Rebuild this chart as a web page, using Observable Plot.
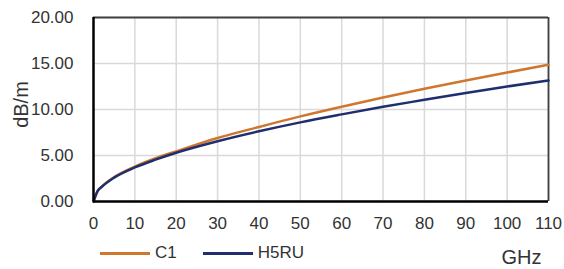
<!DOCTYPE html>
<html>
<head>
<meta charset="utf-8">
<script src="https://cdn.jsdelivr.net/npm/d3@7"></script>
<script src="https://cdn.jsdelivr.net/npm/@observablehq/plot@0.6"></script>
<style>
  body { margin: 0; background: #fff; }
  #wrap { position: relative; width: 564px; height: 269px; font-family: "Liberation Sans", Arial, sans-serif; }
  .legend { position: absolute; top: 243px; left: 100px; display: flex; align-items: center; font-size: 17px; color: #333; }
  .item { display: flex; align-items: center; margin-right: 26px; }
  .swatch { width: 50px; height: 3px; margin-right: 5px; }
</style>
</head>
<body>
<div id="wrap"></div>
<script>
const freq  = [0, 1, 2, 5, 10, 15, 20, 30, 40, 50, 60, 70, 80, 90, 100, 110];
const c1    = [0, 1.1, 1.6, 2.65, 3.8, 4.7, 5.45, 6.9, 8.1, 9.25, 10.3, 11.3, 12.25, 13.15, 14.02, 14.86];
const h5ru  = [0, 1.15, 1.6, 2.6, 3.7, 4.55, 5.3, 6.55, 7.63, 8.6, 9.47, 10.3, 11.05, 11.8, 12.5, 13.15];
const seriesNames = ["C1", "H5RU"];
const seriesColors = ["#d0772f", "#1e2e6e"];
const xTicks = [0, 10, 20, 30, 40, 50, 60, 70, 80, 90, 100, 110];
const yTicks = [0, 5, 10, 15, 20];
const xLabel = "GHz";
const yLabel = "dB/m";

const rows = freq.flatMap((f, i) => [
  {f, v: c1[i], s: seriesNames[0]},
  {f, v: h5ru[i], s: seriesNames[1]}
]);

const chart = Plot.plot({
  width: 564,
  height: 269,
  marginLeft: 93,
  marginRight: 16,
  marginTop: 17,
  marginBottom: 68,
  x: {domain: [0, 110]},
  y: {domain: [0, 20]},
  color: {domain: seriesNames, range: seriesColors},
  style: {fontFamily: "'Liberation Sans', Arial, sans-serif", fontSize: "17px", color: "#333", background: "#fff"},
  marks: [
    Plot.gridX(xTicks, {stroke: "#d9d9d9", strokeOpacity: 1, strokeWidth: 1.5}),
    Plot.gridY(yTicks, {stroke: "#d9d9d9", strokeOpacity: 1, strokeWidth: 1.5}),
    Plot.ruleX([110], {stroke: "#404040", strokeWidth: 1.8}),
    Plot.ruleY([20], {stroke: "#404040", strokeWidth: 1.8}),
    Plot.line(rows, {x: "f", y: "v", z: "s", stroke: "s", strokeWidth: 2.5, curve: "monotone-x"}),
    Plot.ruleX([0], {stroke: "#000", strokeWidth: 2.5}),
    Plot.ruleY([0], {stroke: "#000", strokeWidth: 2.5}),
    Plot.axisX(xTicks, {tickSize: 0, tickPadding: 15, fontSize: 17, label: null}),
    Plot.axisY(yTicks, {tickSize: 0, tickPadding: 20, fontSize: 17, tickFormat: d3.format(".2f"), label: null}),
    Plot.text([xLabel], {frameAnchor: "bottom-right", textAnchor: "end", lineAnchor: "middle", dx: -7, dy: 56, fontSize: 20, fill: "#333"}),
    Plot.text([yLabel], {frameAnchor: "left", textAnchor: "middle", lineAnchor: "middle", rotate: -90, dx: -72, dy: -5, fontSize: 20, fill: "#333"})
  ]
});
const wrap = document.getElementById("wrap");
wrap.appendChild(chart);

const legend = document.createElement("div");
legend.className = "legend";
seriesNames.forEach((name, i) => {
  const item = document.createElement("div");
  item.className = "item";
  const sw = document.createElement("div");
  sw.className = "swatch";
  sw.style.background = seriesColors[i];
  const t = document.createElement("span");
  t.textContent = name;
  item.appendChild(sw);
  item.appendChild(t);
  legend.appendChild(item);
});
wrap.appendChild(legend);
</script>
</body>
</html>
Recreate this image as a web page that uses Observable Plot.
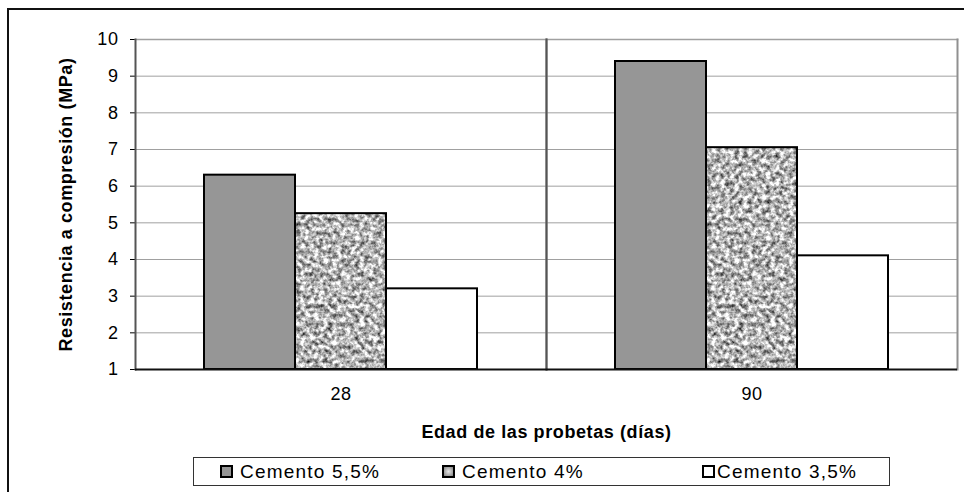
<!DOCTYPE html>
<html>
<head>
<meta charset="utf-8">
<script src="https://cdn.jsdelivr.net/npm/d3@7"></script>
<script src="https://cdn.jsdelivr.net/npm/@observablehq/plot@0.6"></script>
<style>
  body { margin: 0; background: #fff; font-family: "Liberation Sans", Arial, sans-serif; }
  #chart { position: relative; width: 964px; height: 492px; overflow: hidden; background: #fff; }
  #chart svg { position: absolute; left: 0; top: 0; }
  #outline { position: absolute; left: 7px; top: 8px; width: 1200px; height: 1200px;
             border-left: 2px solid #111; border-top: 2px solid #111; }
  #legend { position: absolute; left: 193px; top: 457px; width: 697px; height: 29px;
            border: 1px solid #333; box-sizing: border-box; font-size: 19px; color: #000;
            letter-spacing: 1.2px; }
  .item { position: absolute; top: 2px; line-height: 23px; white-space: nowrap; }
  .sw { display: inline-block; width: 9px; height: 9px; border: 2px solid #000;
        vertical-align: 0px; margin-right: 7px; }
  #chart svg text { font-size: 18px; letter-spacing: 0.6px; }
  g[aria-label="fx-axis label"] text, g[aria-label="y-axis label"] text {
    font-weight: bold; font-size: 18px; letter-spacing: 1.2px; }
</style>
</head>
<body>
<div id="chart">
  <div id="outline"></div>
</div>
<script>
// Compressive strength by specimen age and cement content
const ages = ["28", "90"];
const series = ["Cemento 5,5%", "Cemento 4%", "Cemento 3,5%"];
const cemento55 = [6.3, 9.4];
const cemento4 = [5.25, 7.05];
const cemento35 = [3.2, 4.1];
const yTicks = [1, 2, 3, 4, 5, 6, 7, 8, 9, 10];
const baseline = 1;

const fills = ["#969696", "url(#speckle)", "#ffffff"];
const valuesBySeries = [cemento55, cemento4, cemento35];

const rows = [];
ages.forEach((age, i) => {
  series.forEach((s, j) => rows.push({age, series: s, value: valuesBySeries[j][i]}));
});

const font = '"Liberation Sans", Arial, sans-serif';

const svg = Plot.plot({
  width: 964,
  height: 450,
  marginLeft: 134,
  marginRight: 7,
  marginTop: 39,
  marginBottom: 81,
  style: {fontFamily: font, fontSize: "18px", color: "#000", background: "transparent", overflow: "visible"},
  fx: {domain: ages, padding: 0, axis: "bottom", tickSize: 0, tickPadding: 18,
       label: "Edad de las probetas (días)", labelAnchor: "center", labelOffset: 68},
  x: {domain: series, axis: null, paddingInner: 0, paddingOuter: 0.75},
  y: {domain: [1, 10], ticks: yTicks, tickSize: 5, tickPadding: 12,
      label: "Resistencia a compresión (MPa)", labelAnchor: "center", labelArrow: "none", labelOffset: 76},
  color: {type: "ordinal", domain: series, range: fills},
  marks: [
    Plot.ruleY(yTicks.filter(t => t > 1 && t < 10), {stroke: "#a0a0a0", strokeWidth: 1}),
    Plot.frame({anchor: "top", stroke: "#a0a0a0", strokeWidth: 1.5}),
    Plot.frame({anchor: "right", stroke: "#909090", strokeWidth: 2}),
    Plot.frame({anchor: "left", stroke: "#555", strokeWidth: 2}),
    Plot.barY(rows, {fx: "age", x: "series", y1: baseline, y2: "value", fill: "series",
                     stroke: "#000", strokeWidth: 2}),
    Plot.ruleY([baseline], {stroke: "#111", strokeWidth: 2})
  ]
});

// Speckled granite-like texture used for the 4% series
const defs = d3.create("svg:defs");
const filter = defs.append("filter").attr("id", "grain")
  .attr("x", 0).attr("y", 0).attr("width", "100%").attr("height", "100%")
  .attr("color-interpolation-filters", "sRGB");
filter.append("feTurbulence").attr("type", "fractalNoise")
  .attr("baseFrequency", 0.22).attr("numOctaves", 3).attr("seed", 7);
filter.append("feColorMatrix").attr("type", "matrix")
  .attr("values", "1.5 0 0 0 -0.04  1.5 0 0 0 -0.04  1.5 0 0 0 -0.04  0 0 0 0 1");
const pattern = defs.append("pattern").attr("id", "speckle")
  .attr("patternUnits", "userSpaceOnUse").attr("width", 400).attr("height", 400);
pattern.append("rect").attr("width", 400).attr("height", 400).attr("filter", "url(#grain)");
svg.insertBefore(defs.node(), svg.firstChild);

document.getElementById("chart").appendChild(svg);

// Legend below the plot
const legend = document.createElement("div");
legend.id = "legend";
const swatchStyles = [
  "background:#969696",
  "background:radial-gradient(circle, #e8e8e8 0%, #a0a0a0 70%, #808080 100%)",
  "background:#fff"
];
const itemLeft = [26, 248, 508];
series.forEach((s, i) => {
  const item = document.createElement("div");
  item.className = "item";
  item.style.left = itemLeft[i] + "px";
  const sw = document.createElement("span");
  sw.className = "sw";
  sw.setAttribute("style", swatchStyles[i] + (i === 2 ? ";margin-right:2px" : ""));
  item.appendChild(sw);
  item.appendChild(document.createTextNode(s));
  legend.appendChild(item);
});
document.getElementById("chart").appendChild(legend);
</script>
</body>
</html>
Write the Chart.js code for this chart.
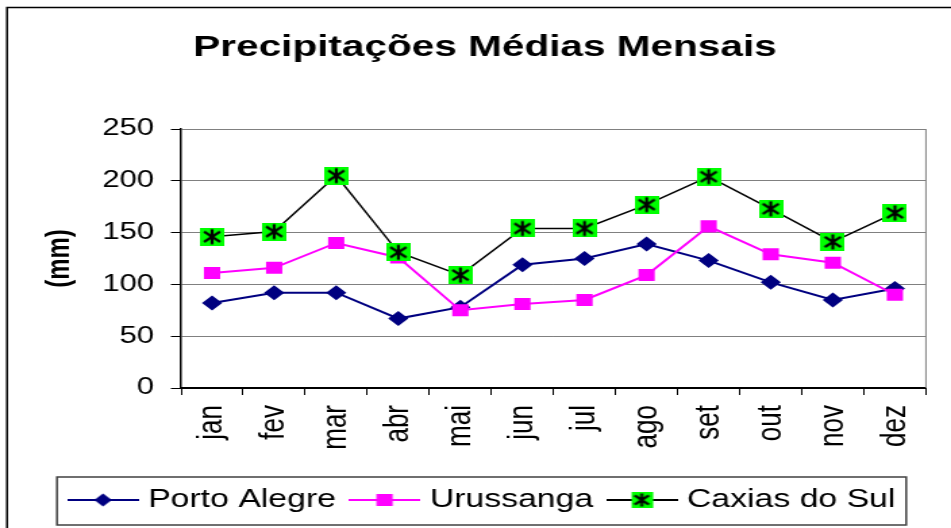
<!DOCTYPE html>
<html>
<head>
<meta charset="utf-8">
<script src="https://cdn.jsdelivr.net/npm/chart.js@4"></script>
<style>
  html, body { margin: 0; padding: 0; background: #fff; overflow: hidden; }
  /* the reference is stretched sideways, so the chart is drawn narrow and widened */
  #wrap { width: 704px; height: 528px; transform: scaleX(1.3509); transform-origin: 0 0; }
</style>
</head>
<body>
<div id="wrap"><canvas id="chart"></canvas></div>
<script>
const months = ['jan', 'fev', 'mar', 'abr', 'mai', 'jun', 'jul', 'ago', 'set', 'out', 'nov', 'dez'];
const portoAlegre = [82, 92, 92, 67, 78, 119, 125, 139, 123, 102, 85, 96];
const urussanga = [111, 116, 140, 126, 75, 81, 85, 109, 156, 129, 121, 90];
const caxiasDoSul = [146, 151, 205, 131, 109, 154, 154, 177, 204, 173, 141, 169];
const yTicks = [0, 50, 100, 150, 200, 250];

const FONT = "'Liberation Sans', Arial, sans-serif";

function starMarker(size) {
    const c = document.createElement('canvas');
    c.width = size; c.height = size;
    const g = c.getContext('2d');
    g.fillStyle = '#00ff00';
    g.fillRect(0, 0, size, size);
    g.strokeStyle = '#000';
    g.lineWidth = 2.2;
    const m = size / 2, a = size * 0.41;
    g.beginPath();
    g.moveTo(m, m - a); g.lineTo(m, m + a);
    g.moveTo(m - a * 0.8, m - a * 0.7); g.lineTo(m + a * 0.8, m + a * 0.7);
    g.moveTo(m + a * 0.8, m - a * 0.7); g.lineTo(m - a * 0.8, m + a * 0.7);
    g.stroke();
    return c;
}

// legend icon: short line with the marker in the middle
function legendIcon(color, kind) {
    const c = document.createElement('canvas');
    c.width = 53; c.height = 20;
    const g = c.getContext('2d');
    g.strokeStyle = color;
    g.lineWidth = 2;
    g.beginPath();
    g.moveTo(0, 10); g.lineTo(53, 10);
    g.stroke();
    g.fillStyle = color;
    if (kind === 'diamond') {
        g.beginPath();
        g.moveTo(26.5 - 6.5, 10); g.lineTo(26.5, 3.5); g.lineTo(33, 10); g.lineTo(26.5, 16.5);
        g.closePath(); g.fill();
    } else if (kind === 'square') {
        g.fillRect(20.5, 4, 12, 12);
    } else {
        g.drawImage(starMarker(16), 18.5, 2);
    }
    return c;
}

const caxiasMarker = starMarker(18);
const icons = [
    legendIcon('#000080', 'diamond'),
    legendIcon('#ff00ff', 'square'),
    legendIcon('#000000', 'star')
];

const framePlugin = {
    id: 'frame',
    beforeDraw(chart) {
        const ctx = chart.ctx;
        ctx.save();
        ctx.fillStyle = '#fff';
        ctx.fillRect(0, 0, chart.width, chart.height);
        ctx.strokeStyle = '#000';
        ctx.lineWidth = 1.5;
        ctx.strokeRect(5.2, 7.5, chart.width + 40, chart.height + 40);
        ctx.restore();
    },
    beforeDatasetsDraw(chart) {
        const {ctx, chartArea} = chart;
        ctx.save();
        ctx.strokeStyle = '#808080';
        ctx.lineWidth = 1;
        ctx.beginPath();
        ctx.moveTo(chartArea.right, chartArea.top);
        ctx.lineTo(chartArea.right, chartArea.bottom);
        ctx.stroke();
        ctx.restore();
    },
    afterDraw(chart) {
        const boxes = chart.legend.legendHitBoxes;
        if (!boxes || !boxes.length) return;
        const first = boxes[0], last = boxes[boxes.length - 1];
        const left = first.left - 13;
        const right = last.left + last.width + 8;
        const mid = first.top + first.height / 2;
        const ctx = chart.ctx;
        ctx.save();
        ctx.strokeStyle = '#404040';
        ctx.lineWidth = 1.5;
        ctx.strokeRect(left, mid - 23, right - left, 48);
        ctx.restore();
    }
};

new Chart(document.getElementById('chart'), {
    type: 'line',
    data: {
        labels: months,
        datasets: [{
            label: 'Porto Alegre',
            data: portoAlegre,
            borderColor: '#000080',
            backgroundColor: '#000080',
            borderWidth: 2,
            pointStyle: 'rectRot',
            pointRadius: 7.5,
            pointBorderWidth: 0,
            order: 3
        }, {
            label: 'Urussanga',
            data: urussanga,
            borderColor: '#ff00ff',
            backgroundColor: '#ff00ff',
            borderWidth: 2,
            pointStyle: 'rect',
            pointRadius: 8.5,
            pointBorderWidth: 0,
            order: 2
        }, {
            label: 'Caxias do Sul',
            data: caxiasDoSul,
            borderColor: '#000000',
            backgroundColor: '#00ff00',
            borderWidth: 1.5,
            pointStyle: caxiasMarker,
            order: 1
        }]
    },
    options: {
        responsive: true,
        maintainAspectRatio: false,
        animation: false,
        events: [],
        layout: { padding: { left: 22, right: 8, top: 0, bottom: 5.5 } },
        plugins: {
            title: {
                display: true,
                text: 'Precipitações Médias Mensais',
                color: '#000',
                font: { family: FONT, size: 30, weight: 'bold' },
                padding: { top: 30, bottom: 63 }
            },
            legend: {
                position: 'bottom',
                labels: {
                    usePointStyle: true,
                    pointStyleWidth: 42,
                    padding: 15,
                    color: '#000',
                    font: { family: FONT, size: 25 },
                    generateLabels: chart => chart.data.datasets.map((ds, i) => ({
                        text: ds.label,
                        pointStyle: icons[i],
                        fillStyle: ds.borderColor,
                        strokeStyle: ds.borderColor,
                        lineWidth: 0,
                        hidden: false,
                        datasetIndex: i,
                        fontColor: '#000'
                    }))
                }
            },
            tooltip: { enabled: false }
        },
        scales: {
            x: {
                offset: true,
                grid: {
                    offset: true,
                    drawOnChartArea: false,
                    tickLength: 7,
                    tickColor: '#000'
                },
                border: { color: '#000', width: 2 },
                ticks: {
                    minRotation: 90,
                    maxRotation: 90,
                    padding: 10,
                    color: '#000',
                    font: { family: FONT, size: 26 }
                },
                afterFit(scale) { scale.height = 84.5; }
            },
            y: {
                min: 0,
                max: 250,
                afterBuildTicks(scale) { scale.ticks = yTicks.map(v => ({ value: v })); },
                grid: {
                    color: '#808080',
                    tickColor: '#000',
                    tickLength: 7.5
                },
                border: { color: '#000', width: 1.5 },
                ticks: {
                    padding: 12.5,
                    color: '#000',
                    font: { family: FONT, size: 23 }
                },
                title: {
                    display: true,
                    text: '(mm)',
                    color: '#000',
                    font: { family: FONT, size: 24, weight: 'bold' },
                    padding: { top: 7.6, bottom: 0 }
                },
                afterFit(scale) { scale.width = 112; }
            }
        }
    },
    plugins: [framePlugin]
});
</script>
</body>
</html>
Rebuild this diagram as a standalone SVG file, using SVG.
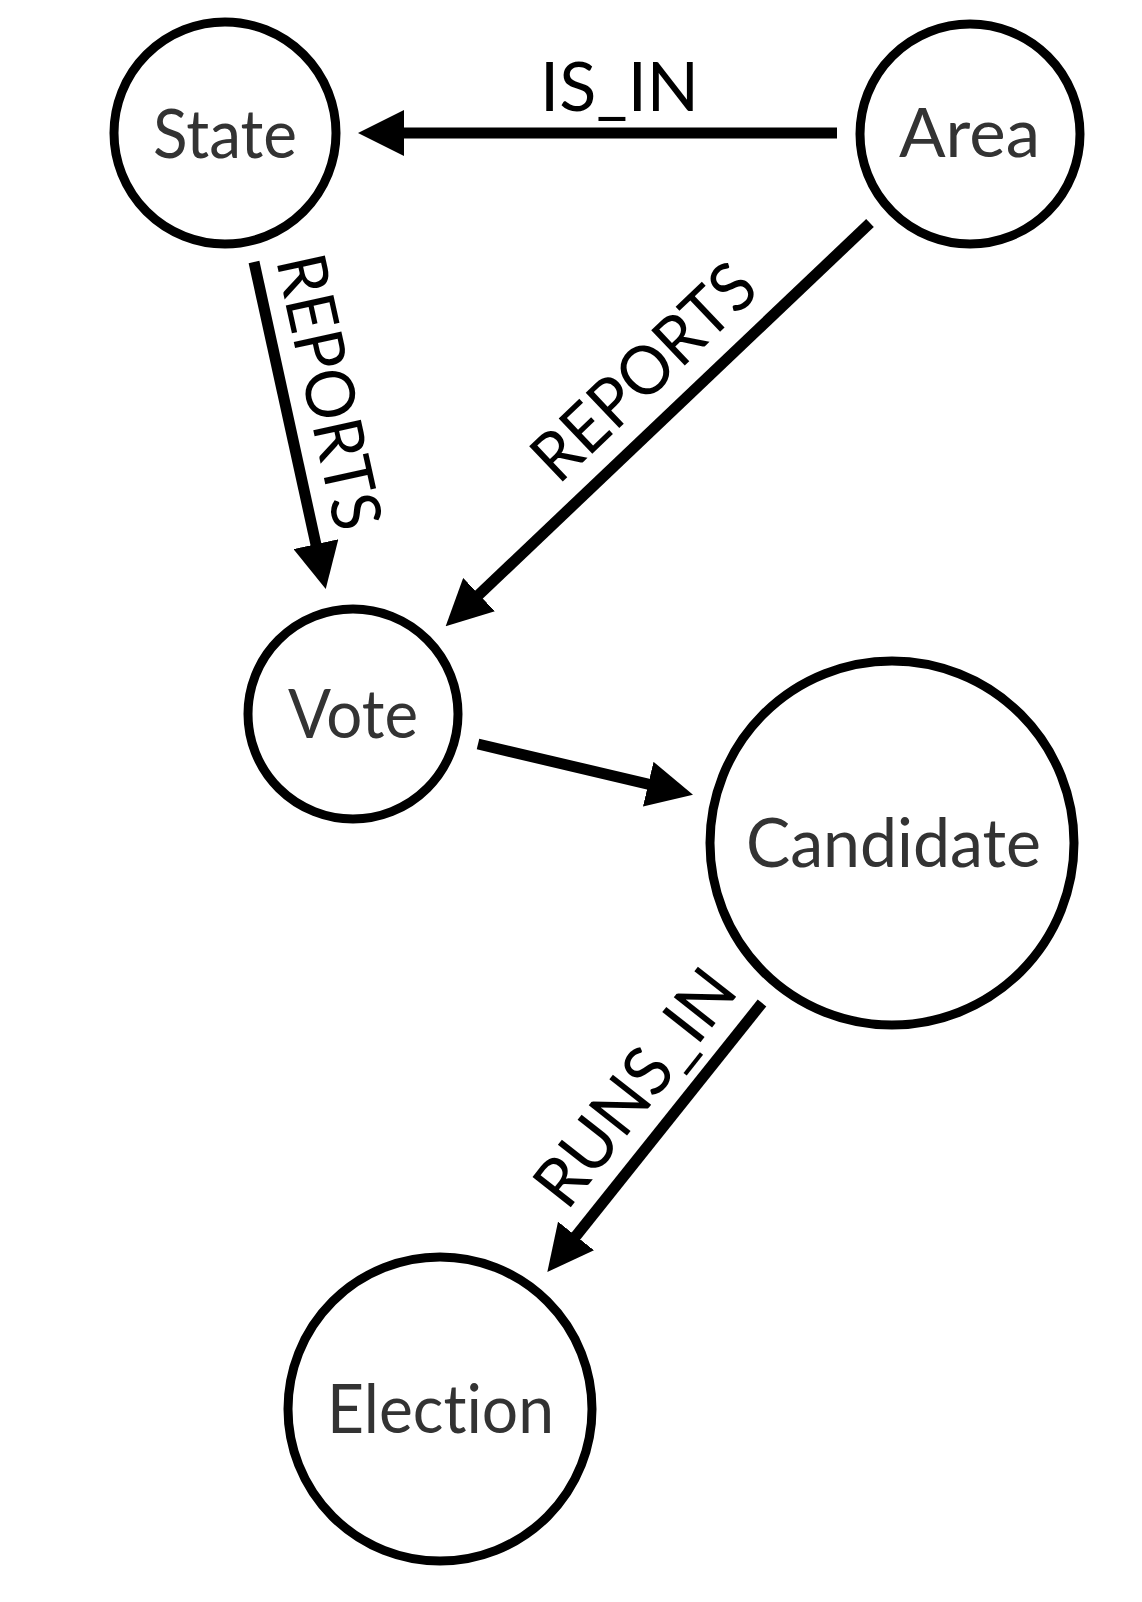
.....
REQUIRED TASK ▸ Set down the lines running from the one with "Write the Chart.js code for this chart." through the one with "const yTicks = [0, 50, 100, 150, 200, 250];", both ends kept, exactly and with no pictures.

EXERCISE RESPONSE ▸
Write the Chart.js code for this chart.
<!DOCTYPE html>
<html>
<head>
<meta charset="utf-8">
<script src="https://cdn.jsdelivr.net/npm/chart.js@4"></script>
<style>
  html, body { margin: 0; padding: 0; background: #fff; overflow: hidden; }
  /* the reference is stretched sideways, so the chart is drawn narrow and widened */
  #wrap { width: 704px; height: 528px; transform: scaleX(1.3509); transform-origin: 0 0; }
</style>
</head>
<body>
<div id="wrap"><canvas id="chart"></canvas></div>
<script>
const months = ['jan', 'fev', 'mar', 'abr', 'mai', 'jun', 'jul', 'ago', 'set', 'out', 'nov', 'dez'];
const portoAlegre = [82, 92, 92, 67, 78, 119, 125, 139, 123, 102, 85, 96];
const urussanga = [111, 116, 140, 126, 75, 81, 85, 109, 156, 129, 121, 90];
const caxiasDoSul = [146, 151, 205, 131, 109, 154, 154, 177, 204, 173, 141, 169];
const yTicks = [0, 50, 100, 150, 200, 250];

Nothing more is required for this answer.